I guess Persona 5 is sort of symbolic of a switch in how my life was gonna be from that point forward, before I had to become an “adult,” or leave whatever past life I had behind. It was the last time I could feel like I had for the last 19 years. I had been waiting for it to release for nearly half of that time, and when I finally had finished the game, the thing that had been with me for all of my living memory was also gone. In a sense, it’s not quite accurate to say that Persona 5 is my game of the year, more so that my whole life prior was, and Persona 5 just personified it (pun intentional). I think this is also why no other game in existence has stuck with me in a “man, I really wish I was still playing that game” way; I still even now want to load it up and play through it all over again, and I’d happily spend another 90 hours with it.

Not to say Persona 5 isn’t an incredible game by itself; It probably would’ve made number one on this list regardless of how it paralleled my life.
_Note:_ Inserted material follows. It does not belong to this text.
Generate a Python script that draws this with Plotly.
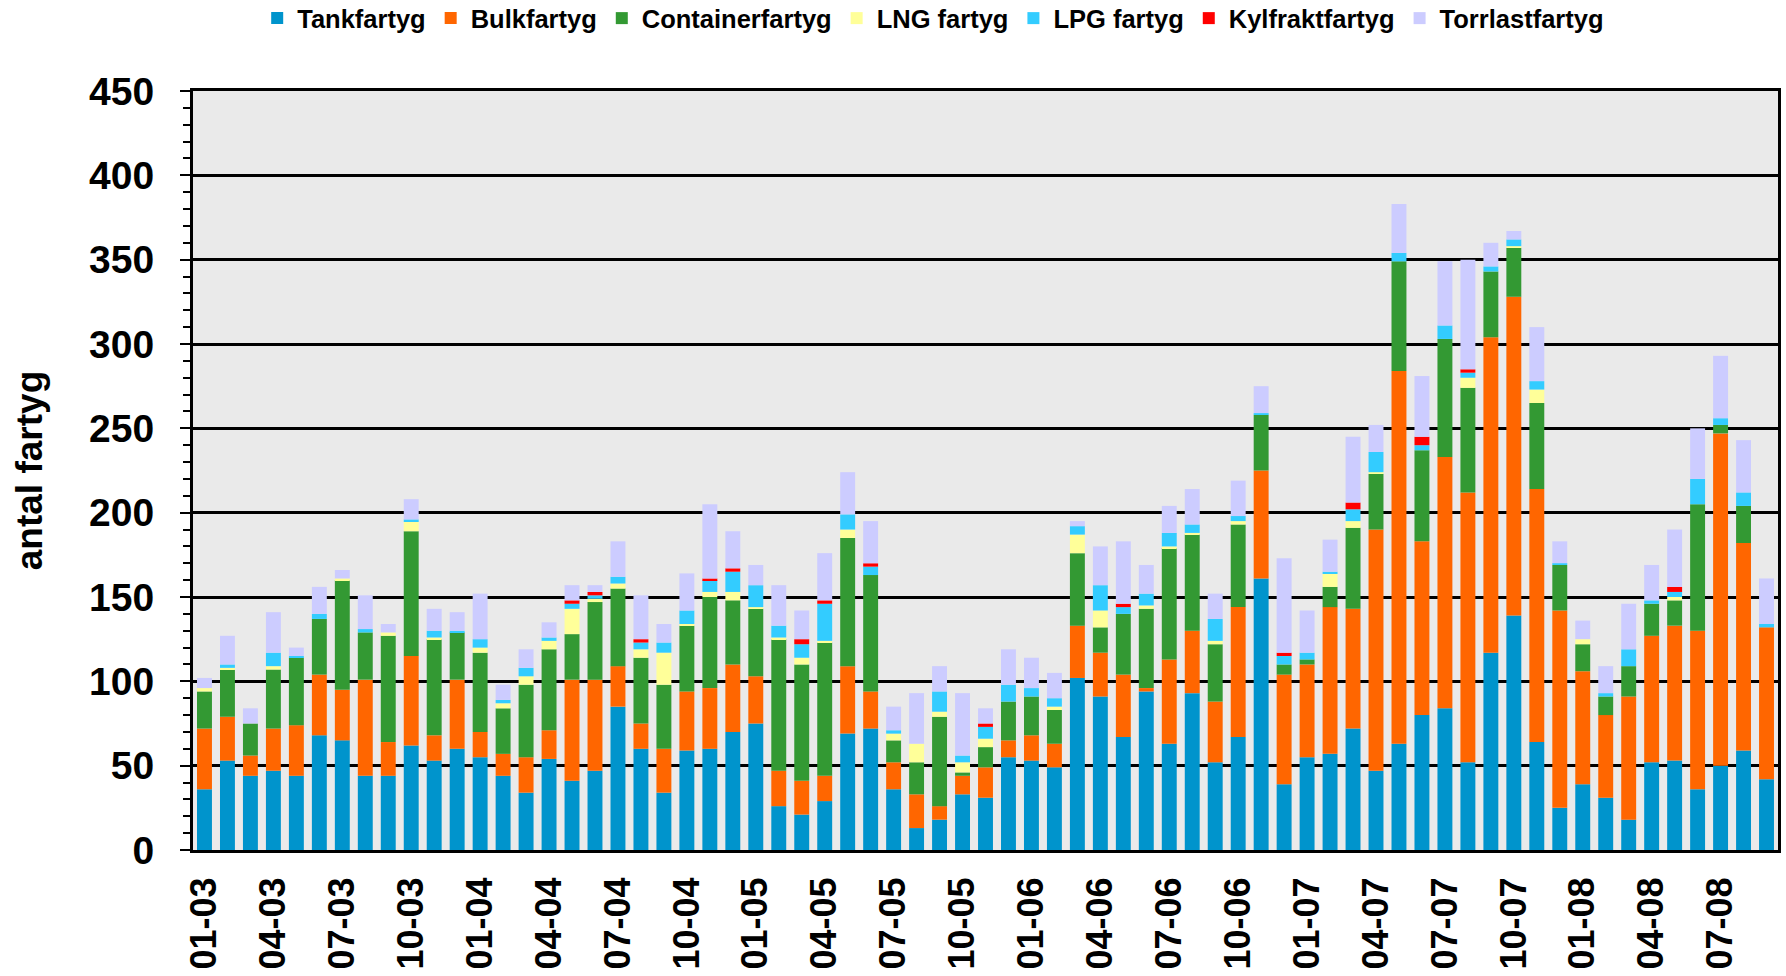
import plotly.graph_objects as go

# --- data ---
manader = [
    "01-03", "02-03", "03-03", "04-03", "05-03", "06-03", "07-03", "08-03", "09-03", "10-03", "11-03", "12-03",
    "01-04", "02-04", "03-04", "04-04", "05-04", "06-04", "07-04", "08-04", "09-04", "10-04", "11-04", "12-04",
    "01-05", "02-05", "03-05", "04-05", "05-05", "06-05", "07-05", "08-05", "09-05", "10-05", "11-05", "12-05",
    "01-06", "02-06", "03-06", "04-06", "05-06", "06-06", "07-06", "08-06", "09-06", "10-06", "11-06", "12-06",
    "01-07", "02-07", "03-07", "04-07", "05-07", "06-07", "07-07", "08-07", "09-07", "10-07", "11-07", "12-07",
    "01-08", "02-08", "03-08", "04-08", "05-08", "06-08", "07-08", "08-08", "09-08",
]
tick_labels = [
    "01-03", "04-03", "07-03", "10-03", "01-04", "04-04", "07-04", "10-04",
    "01-05", "04-05", "07-05", "10-05", "01-06", "04-06", "07-06", "10-06",
    "01-07", "04-07", "07-07", "10-07", "01-08", "04-08", "07-08",
]

tankfartyg = [
    36, 53, 44, 47, 44, 68, 65, 44, 44, 62, 53, 60,
    55, 44, 34, 54, 41, 47, 85, 60, 34, 59, 60, 70,
    75, 26, 21, 29, 69, 72, 36, 13, 18, 33, 31, 55,
    53, 49, 102, 91, 67, 94, 63, 93, 52, 67, 161, 39,
    55, 57, 72, 47, 63, 80, 84, 52, 117, 139, 64, 25,
    39, 31, 18, 52, 53, 36, 50, 59, 42,
]
bulkfartyg = [
    36, 26, 12, 25, 30, 36, 30, 57, 20, 53, 15, 41,
    15, 13, 21, 17, 60, 54, 24, 15, 26, 35, 36, 40,
    28, 21, 20, 15, 40, 22, 16, 20, 8, 11, 18, 10,
    15, 14, 31, 26, 37, 2, 50, 37, 36, 77, 64, 65,
    55, 87, 71, 143, 221, 103, 149, 160, 187, 189, 150, 117,
    67, 49, 73, 75, 80, 94, 197, 123, 90,
]
containerfartyg = [
    22, 28, 19, 35, 40, 33, 65, 28, 63, 74, 57, 28,
    47, 27, 43, 48, 27, 46, 46, 39, 38, 39, 54, 38,
    40, 78, 69, 79, 76, 69, 13, 19, 53, 2, 12, 23,
    23, 20, 43, 15, 36, 47, 66, 57, 34, 49, 33, 6,
    3, 12, 48, 33, 65, 54, 70, 62, 39, 29, 51, 27,
    16, 11, 18, 19, 15, 75, 5, 22, -1,
]
lng_fartyg = [
    2, 1, 0, 2, 0, 0, 1, 0, 2, 6, 1, 0,
    3, 3, 5, 5, 15, 2, 3, 5, 19, 1, 3, 5,
    1, 1, 4, 1, 5, 0, 4, 11, 3, 6, 5, 0,
    0, 2, 11, 10, 0, 2, 1, 1, 2, 2, 0, 0,
    0, 8, 4, 1, 0, 0, 0, 6, 0, 1, 8, 0,
    3, 0, 0, 0, 2, 0, 0, 0, 0,
]
lpg_fartyg = [
    0, 2, 0, 8, 1, 3, 0, 2, 0, 1, 4, 1,
    5, 2, 5, 2, 3, 2, 4, 4, 6, 8, 7, 12,
    13, 7, 8, 22, 9, 5, 2, 0, 12, 4, 7, 10,
    5, 5, 5, 15, 4, 7, 8, 5, 13, 3, 1, 5,
    4, 1, 7, 12, 5, 3, 8, 3, 3, 4, 5, 1,
    0, 2, 10, 2, 3, 15, 4, 8, 2,
]
kylfraktfartyg = [
    0, 0, 0, 0, 0, 0, 0, 0, 0, 0, 0, 0,
    0, 0, 0, 0, 2, 2, 0, 2, 0, 0, 1, 2,
    0, 0, 3, 2, -1, 2, 0, 0, 0, 0, 2, 0,
    0, 0, 0, 0, 2, 0, 0, 0, 0, 0, 0, 2,
    0, 0, 4, 0, 0, 5, 0, 2, 0, 0, 0, 0,
    0, 0, 0, 0, 3, 0, 0, 0, 0,
]
torrlastfartyg = [
    6, 17, 9, 24, 5, 16, 5, 20, 5, 12, 13, 11,
    27, 9, 11, 9, 9, 4, 21, 26, 11, 22, 44, 22,
    12, 24, 17, 28, 25, 25, 14, 30, 15, 37, 9, 21,
    18, 15, 3, 23, 37, 17, 16, 21, 15, 21, 16, 56,
    25, 19, 39, 16, 29, 36, 38, 65, 14, 5, 32, 13,
    11, 16, 27, 21, 34, 30, 37, 31, 27,
]

serier = [
    ("Tankfartyg", tankfartyg, "#0094CC"),
    ("Bulkfartyg", bulkfartyg, "#FF6600"),
    ("Containerfartyg", containerfartyg, "#339933"),
    ("LNG fartyg", lng_fartyg, "#FFFF99"),
    ("LPG fartyg", lpg_fartyg, "#33CCFF"),
    ("Kylfraktfartyg", kylfraktfartyg, "#FF0000"),
    ("Torrlastfartyg", torrlastfartyg, "#CCCCFF"),
]

FONT = "Liberation Sans, Arial, sans-serif"

fig = go.Figure()
for namn, varden, farg in serier:
    fig.add_trace(go.Bar(
        x=manader, y=varden, name=namn,
        marker=dict(color=farg, line=dict(width=0)),
    ))

fig.update_layout(
    barmode="relative",
    bargap=0.35,
    width=1786, height=976,
    margin=dict(l=193, r=5, t=91, b=126),
    plot_bgcolor="#EAEAEA",
    paper_bgcolor="white",
    font=dict(family=FONT, color="black"),
    showlegend=True,
    legend=dict(
        orientation="h", traceorder="normal",
        x=0.467, xanchor="center",
        yref="container", y=0.981, yanchor="middle",
        font=dict(size=25.5, weight="bold"),
        itemwidth=30, tracegroupgap=0,
    ),
)

fig.update_xaxes(
    type="category",
    tickmode="array", tickvals=tick_labels, ticktext=tick_labels,
    tickangle=-90,
    tickfont=dict(size=36, weight="bold"),
    ticks="", ticklabelstandoff=10,
    showline=True, linecolor="black", linewidth=3, mirror=True,
    showgrid=False,
)
fig.update_yaxes(
    range=[0, 450], dtick=50,
    tickfont=dict(size=39, weight="bold"),
    ticks="outside", ticklen=10, tickwidth=2, tickcolor="black",
    ticklabelstandoff=18,
    minor=dict(dtick=10, ticks="outside", ticklen=7, tickwidth=2, tickcolor="black", showgrid=False),
    showgrid=True, gridcolor="black", gridwidth=2.5,
    showline=True, linecolor="black", linewidth=3, mirror=True,
    zeroline=False,
    title=dict(text="antal fartyg", font=dict(size=37, weight="bold"), standoff=36),
)

# sidans standardmarginal bort så att figuren fyller fönstret exakt
fig.write_html(
    "out.html",
    config={"displayModeBar": False},
    post_script="document.body.style.margin='0';document.body.style.overflow='hidden';",
)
It was difficult to live up to the expectations that both Persona 3 and Persona 4 set, but Persona 5 managed to eek its way into doing so. While many common complaints people have about the game are legitimate, I don’t think they stand against all the things the game got right, and considering the expectations that were thrust upon it, I think Persona 5 did a fine job taking it in stride.

The ending to this game was also the most emotional I’ve gotten with a game ever. The way the ending to that game also paralleled with my life hit me so hard, and when the game did the reversal shortly after, I straight up cried.

2017 has been a major shift in my life, one that didn’t come easy, but I honestly feel better off for it, and have hopes to use everything this year to have a good 2018. This is becoming less about Persona 5 now, so I should probably end it here.